All these principles can also be found in Old World myth stories, incorporated with the aim of restoring cosmic order.  

The essence of these myths is: the Goddess represents the cosmos while her consort, who is also a brother, represents the sun. The sun sets every day, but as winter approaches, it sets earlier and earlier, which is considered to be the action of some brother or rival who kills the Sungod-brother-consort. The Goddess desperately seeks him out until she finds him in the underworld. She then takes actions to restore him to life, and they proceed with a Sacred Marriage (spring occurs), and all life is restored till next year. The beauty of this myth can be traced to most known cultures of the Old World, and traces of these peaceful, nature-centered societies can be found today in many traditional cultures.

The Nuragic culture, some 4000 thousand years ago, thrived in the magical Sardinia, where today we find more than eight thousand of their monuments: big circular rock buildings. Some of them were rock chairs defining a space. What’s outstanding is that there are no higher or special chairs, all were alike with the same height, always circular, as the basic structure. Nothing found indicates hierarchy or an elite. There is no palace or special home. All the homes are circular and equal.

In addition, the culture’s legacy includes numerous monuments called “giant tombs” and “sacred wells​.​” The former are collective tombstones, and both formats express female reproductive organs. The sacred wells are stairways that lead to the water (life source). They are covered with rocks but have a circular opening that could represent the umbilical cord, the light to the dark world where all life begins. From the bottom of the well, you can walk up to the light and rebirth. This is represented by the outside rock walls in the format of vaginas opening in birth.
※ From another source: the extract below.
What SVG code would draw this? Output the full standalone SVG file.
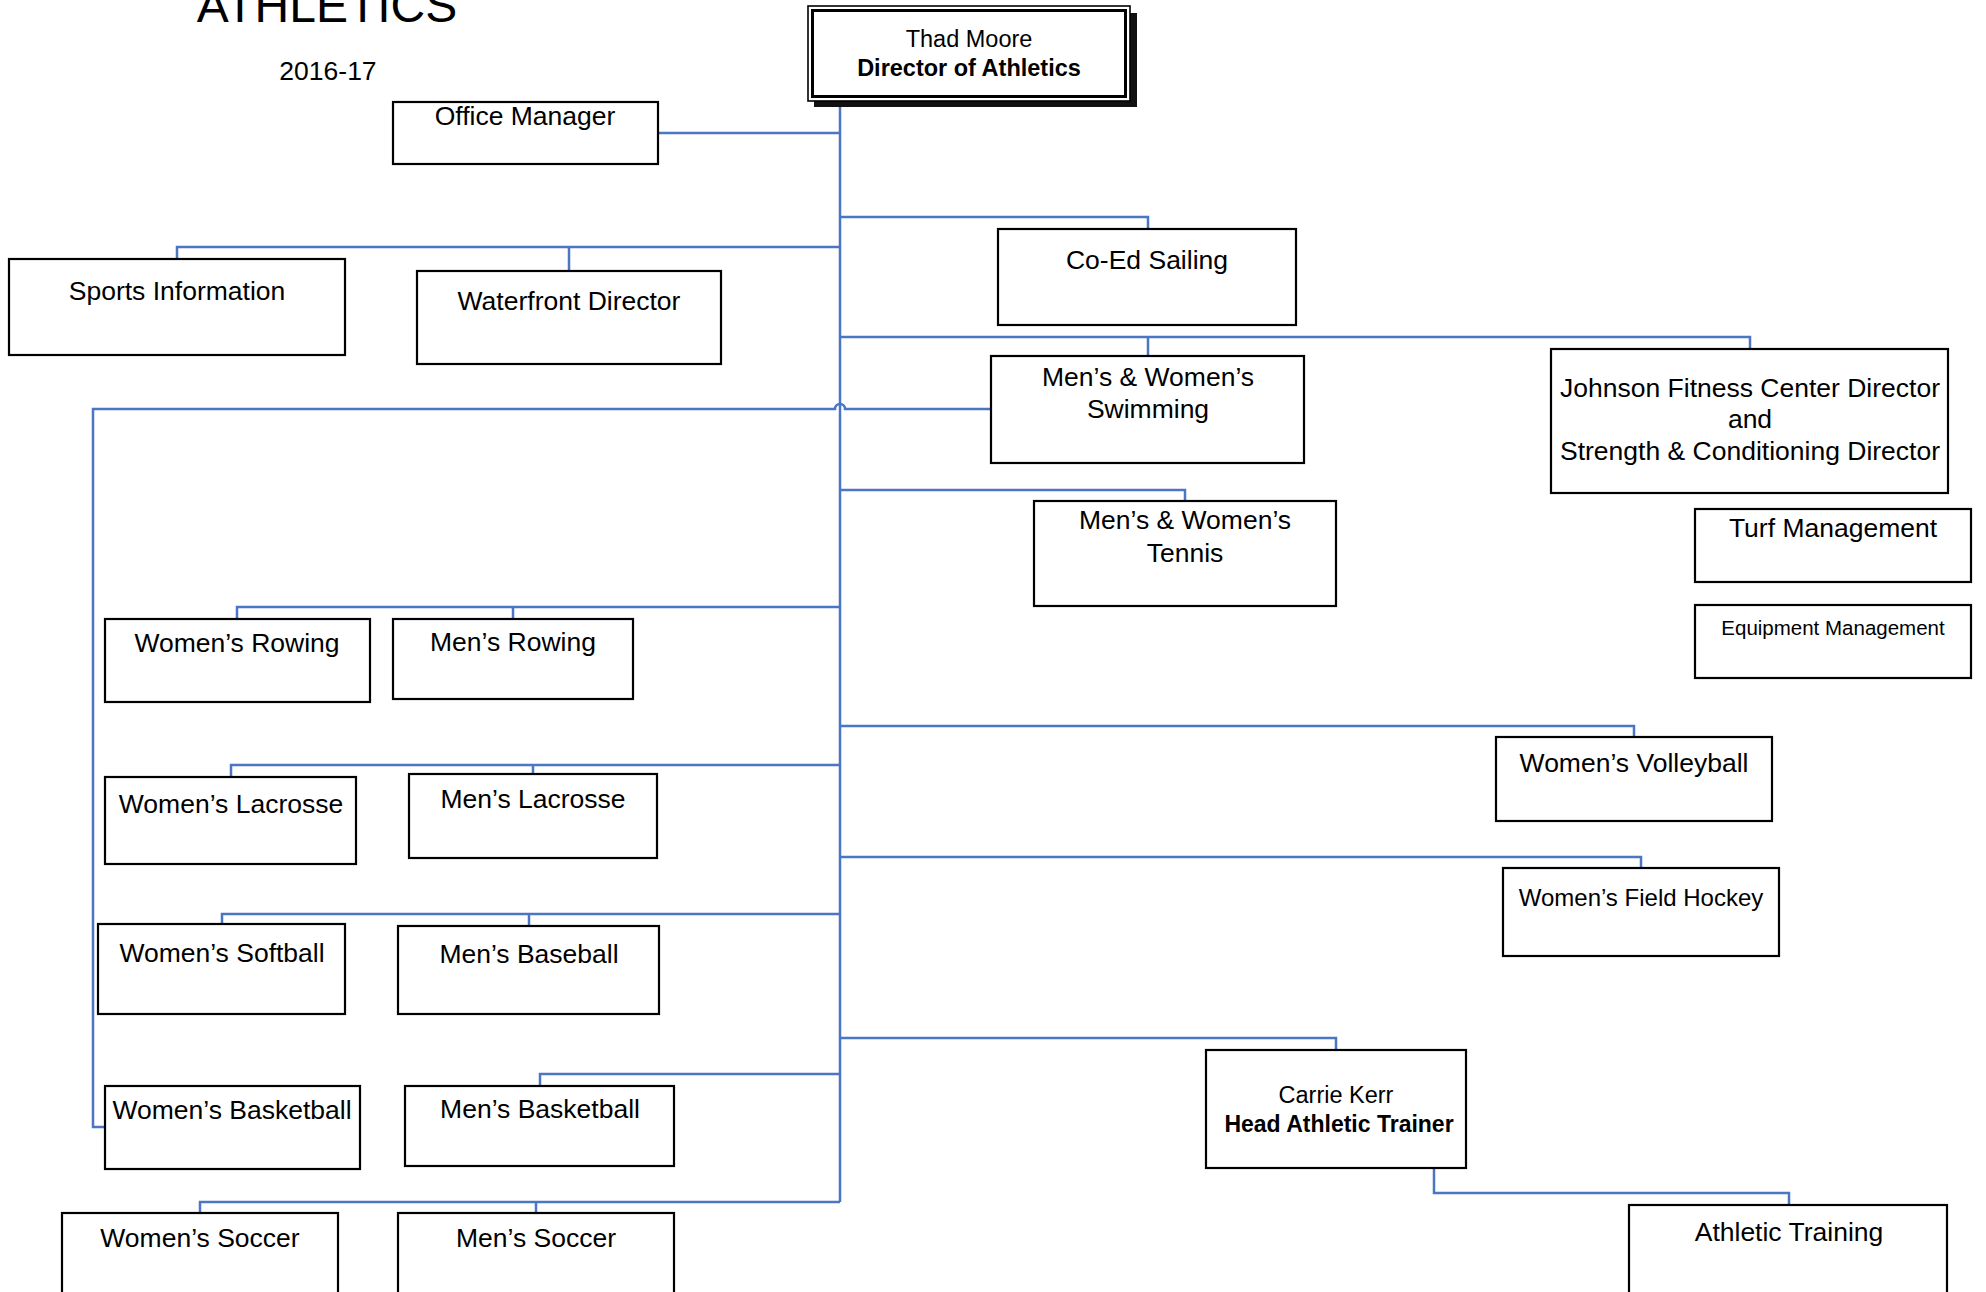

Shamanism of today and the creation myths that come from the past open a window that helps us understand these egalitarian societies that were part of our cultural evolution. They helped me understand what the women of Brazil were still holding sacred in their communities. women all over the world today are dedicating themselves to their communities and the wellbeing of others, telltale signs of Goddess cosmologies. Being caring and nurturing towards all life on Earth is intrinsic to women: a sacred thread throughout human history.

Even inside the dogmas of modern religions, the attunement to nature and to all living beings ​can be felt ​as part of the seasonal movements and features of everyday life. It’s still so rooted in us that it seems natural and basic to be part of the Earth, the cosmos, and all living things. It feels impossible to thrive without all the life forms around us or with us​ ​as equals.